Let’s begin, then, with his verbal joust with the friends:

 

1 Then Job answered,

2 “I have heard many such things;

    Sorry comforters are you all.

3 Is there no limit to windy words?

   Or what plagues you that you answer?

4 I too could speak like you,

   If I were in your place.

   I could compose words against you

   And shake my head at you.

5  I could strengthen you with my mouth,

   And the solace of my lips could lessen your pain.        

 

I often find that an expanded translation gets at what is being said more clearly. In verse 2 Job says, “I have heard these many things” or “I have been listening as these many things (were said).” Then, the verse concludes, “All of you are comforters of trouble/miserable comforters.” The first clause may either mean that Job has been listening closely to what has been said or that he has heard all these things before and that the friends brought nothing new to the table.  

 

More interesting is the second phrase of verse 2. We have just seen the word for “trouble” (amal) in Eliphaz’s last verse (15:35).
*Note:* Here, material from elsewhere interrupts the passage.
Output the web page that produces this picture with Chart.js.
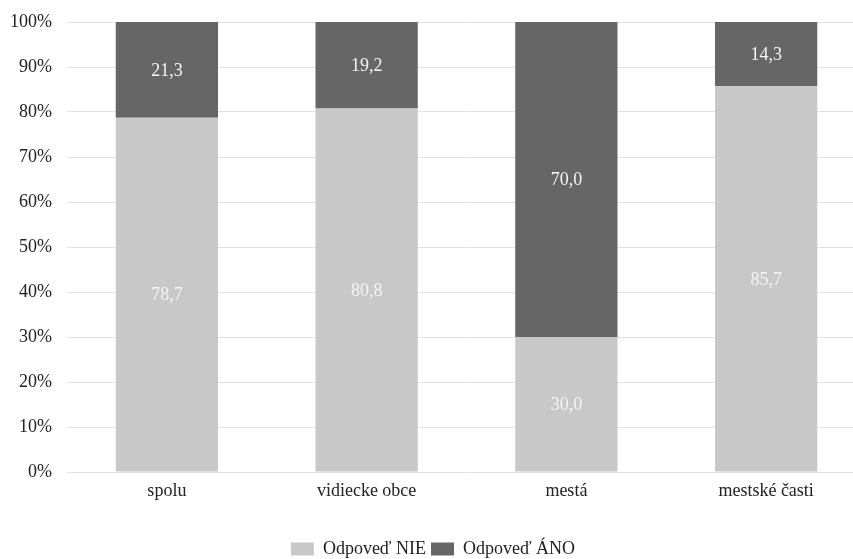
<!DOCTYPE html>
<html>
<head>
<meta charset="utf-8">
<script src="https://cdn.jsdelivr.net/npm/chart.js@4/dist/chart.umd.min.js"></script>
<style>
  html, body { margin: 0; padding: 0; background: #fff; overflow: hidden; }
  #wrap { width: 866px; height: 568px; }
</style>
</head>
<body>
<div id="wrap"><canvas id="c" width="866" height="568"></canvas></div>
<script>
const categories = ['spolu', 'vidiecke obce', 'mestá', 'mestské časti'];
const seriesNames = ['Odpoveď NIE', 'Odpoveď ÁNO'];
const valuesNie = [78.7, 80.8, 30.0, 85.7];
const valuesAno = [21.3, 19.2, 70.0, 14.3];
const yTicks = [0, 10, 20, 30, 40, 50, 60, 70, 80, 90, 100];

const FONT = '"Liberation Serif", "Times New Roman", serif';

// Writes each segment's value (decimal comma) in the middle of its bar piece
const segmentLabels = {
  id: 'segmentLabels',
  afterDatasetsDraw(chart) {
    const ctx = chart.ctx;
    ctx.save();
    ctx.font = '18px ' + FONT;
    ctx.fillStyle = '#f4f4f4';
    ctx.textAlign = 'center';
    ctx.textBaseline = 'middle';
    chart.data.datasets.forEach((ds, i) => {
      const meta = chart.getDatasetMeta(i);
      meta.data.forEach((bar, j) => {
        const v = ds.data[j];
        const y = (bar.y + bar.base) / 2 + 1;
        ctx.fillText(v.toFixed(1).replace('.', ','), bar.x, y);
      });
    });
    ctx.restore();
  }
};

new Chart(document.getElementById('c'), {
  type: 'bar',
  data: {
    labels: categories,
    datasets: [
      { label: seriesNames[0], data: valuesNie, backgroundColor: '#c8c8c8' },
      { label: seriesNames[1], data: valuesAno, backgroundColor: '#666666' }
    ]
  },
  options: {
    responsive: false,
    animation: false,
    devicePixelRatio: 1,
    layout: { padding: { top: 22, left: 0, right: 0, bottom: 0 } },
    datasets: { bar: { categoryPercentage: 1.0, barPercentage: 0.512 } },
    scales: {
      x: {
        stacked: true,
        grid: { display: false, drawTicks: false },
        border: { display: false },
        ticks: { color: '#222', font: { family: FONT, size: 18 }, padding: 8 },
        afterFit(axis) { axis.height = 63; }
      },
      y: {
        stacked: true,
        min: 0,
        max: 100,
        afterBuildTicks(axis) { axis.ticks = yTicks.map(v => ({ value: v })); },
        afterFit(axis) {
          axis.width = 67;
          axis.paddingTop = 0;
          axis.paddingBottom = 0;
        },
        grid: { color: '#e2e2e2', lineWidth: 1, drawTicks: false },
        border: { display: false },
        ticks: {
          color: '#222',
          font: { family: FONT, size: 18 },
          padding: 15,
          callback: v => v + '%'
        }
      }
    },
    plugins: {
      legend: {
        position: 'bottom',
        labels: {
          color: '#222',
          font: { family: FONT, size: 18 },
          boxWidth: 23,
          boxHeight: 13,
          padding: 5
        }
      },
      tooltip: { enabled: false }
    }
  },
  plugins: [segmentLabels]
});
</script>
</body>
</html>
The wicked person, he said, conceives trouble (amal). That is Eliphaz’s approach. But Job is saying, by cleverly using amal in 16:2, that the friends are the one’s who really are conceiving the trouble (amal) in life. Amal appears a disproportionate number of times in Job (8/55), and the previous usages were on the lips of everyone but Bildad. Trouble is a reality of life in general and of Job’s life. But here Job is deftly pointing to the friends as the ones who are the “comforters of trouble.”

 

The verb for “comfort” is nacham (108x), and this word stands behind the “comforters” of Job 16:2. Nacham appears seven times in Job, but its most interesting appearance is in 42:7, where Job will derive some kind of comfort in his confession/melting away before God. Though the verb nacham isn’t used as frequently as many others in Job, we might tentatively suggest that the Book of Job is a search for comfort, comfort that the friends can’t provide but that Job ultimately finds. The big question, however, is whether God will play a role in the provision or experience of Job’s comfort.

 

Job turns the tables on his friends in verse 3, using one word (ruach, “wind”) that has been repeatedly bandied back between the friends to this point. Everyone is accusing the other of being filled with wind, whether it is the hot eastern wind, the wind that caused the collapse of the house in Chapter 1, or just an unspecified windiness. Verse 3 may be rendered,

 

     “Shall words of wind ever come to an end? Or what has provoked you that you answer (this               way)?”

 

Job’s use of ruach here echoes Eliphaz’s use of “windy knowledge” in 15:2. Job had also suggested (13:5) that it would be wisdom for the friends if they would just shut up. He continues that line of thought here.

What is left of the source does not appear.